Melompat ke tanah, saya lari sekuat tenaga beban berat seolah tak dirasa, tak peduli orang-orang melongo berkata apa. detak jantung, hembusan nafas, dan suara sepatu seolah seirama sama kencang nya. Sesampainya di stasiun saya menuju mesin tiket, karena tiket yang dibooking via online hanya mendapatkan kode yang bisa dimasukkan di mesin pencetak tiket yang berada di stasiun nanti, beruntungnya lagi kali ini juga sepi.

Saya lari lagi sekencang mungkin menuju peron di seberang gedung sana, yang jelas untuk melihat jam tangan pun tidak sempat. Tidak peduli kereta masih ada ataupun juga sudah ikut berlari, yang penting saya sudah berjuang sekuat tenaga.

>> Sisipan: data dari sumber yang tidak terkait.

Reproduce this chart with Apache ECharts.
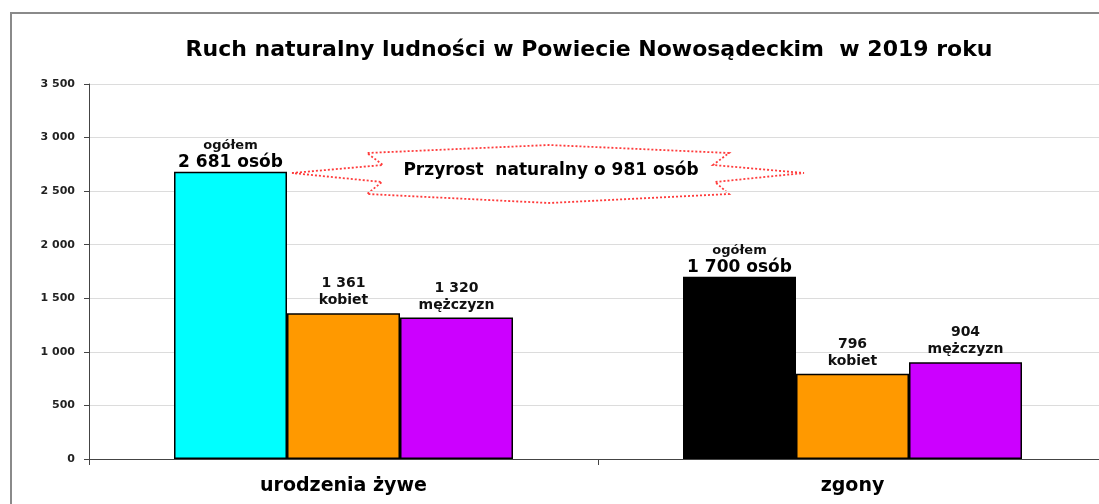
<!DOCTYPE html>
<html>
<head>
<meta charset="utf-8">
<script src="https://cdn.jsdelivr.net/npm/echarts@6/dist/echarts.min.js"></script>
<style>
  html, body { margin: 0; padding: 0; background: #fff; overflow: hidden; }
  /* wykres jest przycięty z prawej strony, tak jak w oryginale */
  #chart { width: 1107px; height: 504px; }
</style>
</head>
<body>
<div id="chart"></div>
<script>
// dane z wykresu
var categories = ['urodzenia żywe', 'zgony'];
var ogolem = [2681, 1700];
var kobiety = [1361, 796];
var mezczyzni = [1320, 904];
var ogolemColors = ['#00ffff', '#000000'];
var yMin = 0, yMax = 3500, yStep = 500;
var titleText = 'Ruch naturalny ludności w Powiecie Nowosądeckim  w 2019 roku';
var przyrostText = 'Przyrost  naturalny o 981 osób';

var FONT = '"DejaVu Sans", Arial, sans-serif';

function fmt(v) {
  return String(v).replace(/\B(?=(\d{3})+(?!\d))/g, ' ');
}

var myChart = echarts.init(document.getElementById('chart'));

myChart.setOption({
  animation: false,
  title: {
    text: titleText,
    left: 584,
    top: 34,
    textAlign: 'center',
    textStyle: {
      fontFamily: FONT,
      fontSize: 22,
      fontWeight: 'bold',
      color: '#000'
    }
  },
  grid: {
    left: 89,
    top: 84,
    right: 0,
    bottom: 45
  },
  xAxis: {
    type: 'category',
    data: categories,
    axisLine: { lineStyle: { color: '#444', width: 1 } },
    axisTick: { show: true, length: 6, lineStyle: { color: '#444' } },
    axisLabel: {
      margin: 18,
      fontFamily: FONT,
      fontSize: 19,
      fontWeight: 'bold',
      color: '#000'
    }
  },
  yAxis: {
    type: 'value',
    min: yMin,
    max: yMax,
    interval: yStep,
    axisLine: { show: true, lineStyle: { color: '#444', width: 1 } },
    axisTick: { show: true, length: 5, lineStyle: { color: '#444' } },
    splitLine: { lineStyle: { color: '#dcdcdc', width: 1 } },
    axisLabel: {
      margin: 14,
      fontFamily: FONT,
      fontSize: 11,
      fontWeight: 'bold',
      color: '#222',
      formatter: function (v) { return fmt(v); }
    }
  },
  series: [
    {
      name: 'ogółem',
      type: 'bar',
      barWidth: 113,
      barGap: '0%',
      data: ogolem.map(function (v, i) {
        return { value: v, itemStyle: { color: ogolemColors[i] } };
      }),
      itemStyle: { borderColor: '#000', borderWidth: 1.5 },
      label: {
        show: true,
        position: 'top',
        distance: 0,
        formatter: function (p) {
          return '{s|ogółem}\n{b|' + fmt(p.value) + ' osób}';
        },
        rich: {
          s: { fontFamily: FONT, fontSize: 13, fontWeight: 'bold', color: '#111', lineHeight: 17 },
          b: { fontFamily: FONT, fontSize: 17, fontWeight: 'bold', color: '#000', lineHeight: 18 }
        }
      }
    },
    {
      name: 'kobiety',
      type: 'bar',
      barWidth: 113,
      barGap: '0%',
      data: kobiety,
      itemStyle: { color: '#ff9900', borderColor: '#000', borderWidth: 1.5 },
      label: {
        show: true,
        position: 'top',
        distance: 4,
        fontFamily: FONT,
        fontSize: 14,
        fontWeight: 'bold',
        color: '#111',
        lineHeight: 17,
        formatter: function (p) { return fmt(p.value) + '\nkobiet'; }
      }
    },
    {
      name: 'mężczyźni',
      type: 'bar',
      barWidth: 113,
      barGap: '0%',
      data: mezczyzni,
      itemStyle: { color: '#cc00ff', borderColor: '#000', borderWidth: 1.5 },
      label: {
        show: true,
        position: 'top',
        distance: 4,
        fontFamily: FONT,
        fontSize: 14,
        fontWeight: 'bold',
        color: '#111',
        lineHeight: 17,
        formatter: function (p) { return fmt(p.value) + '\nmężczyzn'; }
      }
    }
  ],
  graphic: [
    // ramka wykresu
    {
      type: 'rect',
      shape: { x: 11, y: 13, width: 1200, height: 600 },
      style: { fill: 'none', stroke: '#8a8a8a', lineWidth: 2 },
      silent: true
    },
    // gwiazda z przyrostem
    {
      type: 'polygon',
      shape: {
        points: [
          [292, 173], [383, 165], [367, 153], [549, 145], [729, 153],
          [713, 165], [804, 173], [715, 182], [729, 194], [549, 203],
          [367, 194], [382, 182]
        ]
      },
      style: { fill: 'none', stroke: '#ff3b3b', lineWidth: 1.8, lineDash: [2, 2] },
      silent: true
    },
    {
      type: 'text',
      x: 551,
      y: 171,
      style: {
        text: przyrostText,
        fontFamily: FONT,
        fontSize: 17,
        fontWeight: 'bold',
        fill: '#000',
        align: 'center',
        verticalAlign: 'middle'
      },
      silent: true
    }
  ]
});
</script>
</body>
</html>
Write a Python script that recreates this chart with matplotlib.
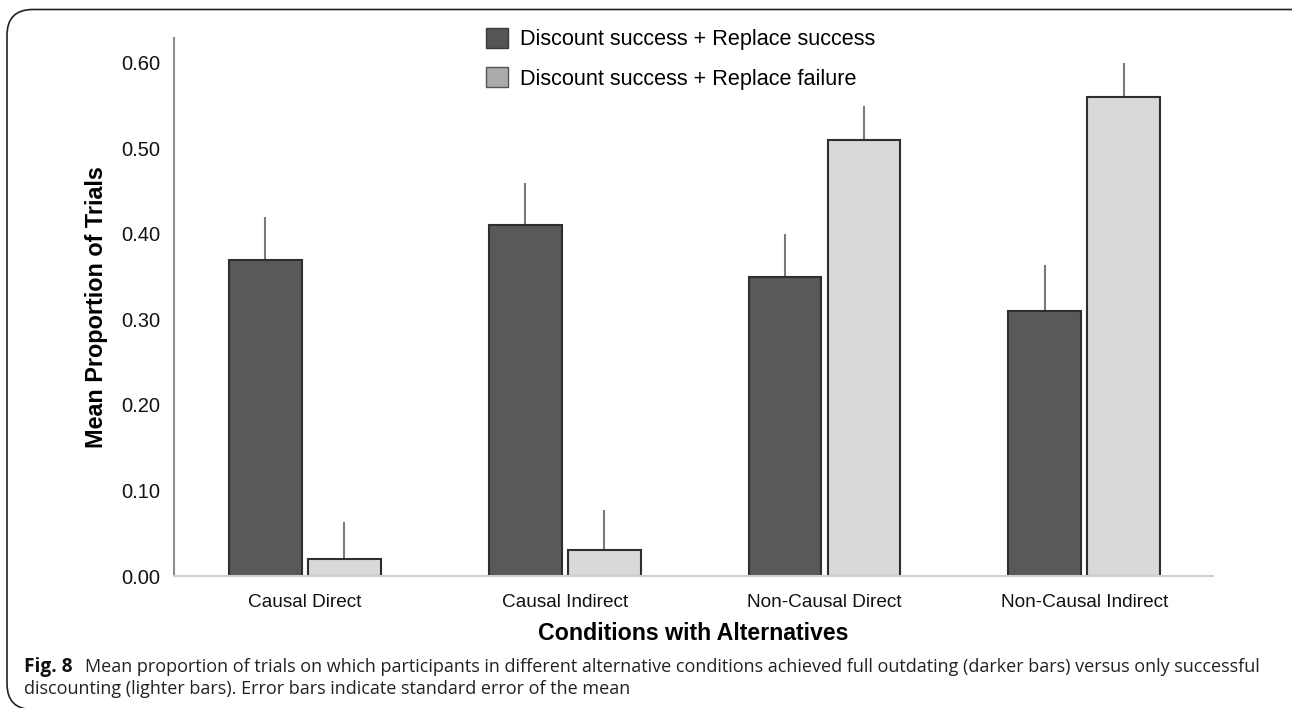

Sesampainya di penukaran tiket, saya curiga kok sudah tidak ada yang antri?, "Apa keretanya sudah berangkat?." firasat saya. Dengan lesu saya menyodorkan tiket dan KTP untuk diperiksa petugas. Kemudian mereka  mempersilakan saya untuk menuju peron melewati jembatan bawah tanah.

Berlari melewati jembatan, Saya hampir berteriak kegirangan mendapati kereta masih belum beranjak, dengan penuh syukur saya menginjakkan kaki di kereta ini. Tanpa basa basi saya langsung duduk di bangku saya. Tiga orang yang sebangku dengan saya menatap penuh keheranan, mungkin karena melihat peluh keringat saya.

"Mas baru datang ya?." Tanya seseorang.
"Iya." Sahut saya.
"Kenapa?." Dia menginterogasi.
"Macet," kata itulah yang spontan terucap,  rasanya saya harus mengatur nafas terlebih dahulu untuk bisa menjelaskan semuanya.

Belum sempat mengelap peluh, kereta perlahan merayap meninggalkan ibukota. Meninggalkan semua harapan dan impian, bergerak membawa sejuta kenangan dan pengalaman yang tak ternilai harganya.